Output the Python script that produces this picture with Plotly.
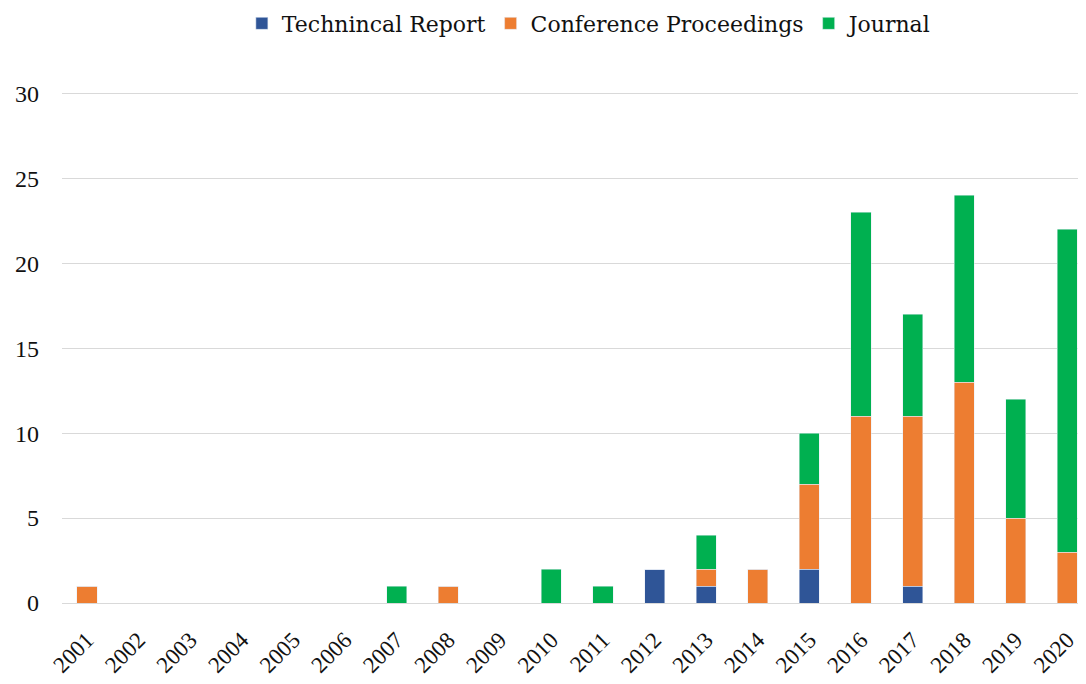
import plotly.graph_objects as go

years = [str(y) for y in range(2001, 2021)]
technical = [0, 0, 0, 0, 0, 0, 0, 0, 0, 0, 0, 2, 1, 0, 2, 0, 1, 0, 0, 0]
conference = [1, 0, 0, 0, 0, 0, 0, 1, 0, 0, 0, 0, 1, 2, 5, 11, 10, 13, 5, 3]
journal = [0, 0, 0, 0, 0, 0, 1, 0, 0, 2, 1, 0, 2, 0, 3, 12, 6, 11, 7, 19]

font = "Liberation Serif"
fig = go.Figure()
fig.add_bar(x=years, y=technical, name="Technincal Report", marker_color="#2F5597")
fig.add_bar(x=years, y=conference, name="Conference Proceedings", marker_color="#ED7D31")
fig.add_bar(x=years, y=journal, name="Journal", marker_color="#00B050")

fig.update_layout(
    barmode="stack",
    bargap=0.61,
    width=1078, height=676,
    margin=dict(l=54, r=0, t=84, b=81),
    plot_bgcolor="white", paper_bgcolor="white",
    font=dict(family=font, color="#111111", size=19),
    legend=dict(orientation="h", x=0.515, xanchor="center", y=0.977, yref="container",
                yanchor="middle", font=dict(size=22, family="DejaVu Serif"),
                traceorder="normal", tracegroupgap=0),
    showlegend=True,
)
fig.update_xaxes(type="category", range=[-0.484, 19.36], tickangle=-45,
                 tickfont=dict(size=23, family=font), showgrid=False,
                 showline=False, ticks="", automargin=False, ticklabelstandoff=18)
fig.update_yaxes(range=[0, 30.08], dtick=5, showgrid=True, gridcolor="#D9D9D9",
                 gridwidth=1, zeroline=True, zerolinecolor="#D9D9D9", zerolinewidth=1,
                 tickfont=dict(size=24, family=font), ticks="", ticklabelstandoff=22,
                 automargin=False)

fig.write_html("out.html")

----------------

:: AIM ::
Make an exact copy of the data, leaving its pictures out.

:: EXPECTED ANSWER ::
Output the Python script that produces this picture with Plotly.
import plotly.graph_objects as go

years = [str(y) for y in range(2001, 2021)]
technical = [0, 0, 0, 0, 0, 0, 0, 0, 0, 0, 0, 2, 1, 0, 2, 0, 1, 0, 0, 0]
conference = [1, 0, 0, 0, 0, 0, 0, 1, 0, 0, 0, 0, 1, 2, 5, 11, 10, 13, 5, 3]
journal = [0, 0, 0, 0, 0, 0, 1, 0, 0, 2, 1, 0, 2, 0, 3, 12, 6, 11, 7, 19]

font = "Liberation Serif"
fig = go.Figure()
fig.add_bar(x=years, y=technical, name="Technincal Report", marker_color="#2F5597")
fig.add_bar(x=years, y=conference, name="Conference Proceedings", marker_color="#ED7D31")
fig.add_bar(x=years, y=journal, name="Journal", marker_color="#00B050")

fig.update_layout(
    barmode="stack",
    bargap=0.61,
    width=1078, height=676,
    margin=dict(l=54, r=0, t=84, b=81),
    plot_bgcolor="white", paper_bgcolor="white",
    font=dict(family=font, color="#111111", size=19),
    legend=dict(orientation="h", x=0.515, xanchor="center", y=0.977, yref="container",
                yanchor="middle", font=dict(size=22, family="DejaVu Serif"),
                traceorder="normal", tracegroupgap=0),
    showlegend=True,
)
fig.update_xaxes(type="category", range=[-0.484, 19.36], tickangle=-45,
                 tickfont=dict(size=23, family=font), showgrid=False,
                 showline=False, ticks="", automargin=False, ticklabelstandoff=18)
fig.update_yaxes(range=[0, 30.08], dtick=5, showgrid=True, gridcolor="#D9D9D9",
                 gridwidth=1, zeroline=True, zerolinecolor="#D9D9D9", zerolinewidth=1,
                 tickfont=dict(size=24, family=font), ticks="", ticklabelstandoff=22,
                 automargin=False)

fig.write_html("out.html")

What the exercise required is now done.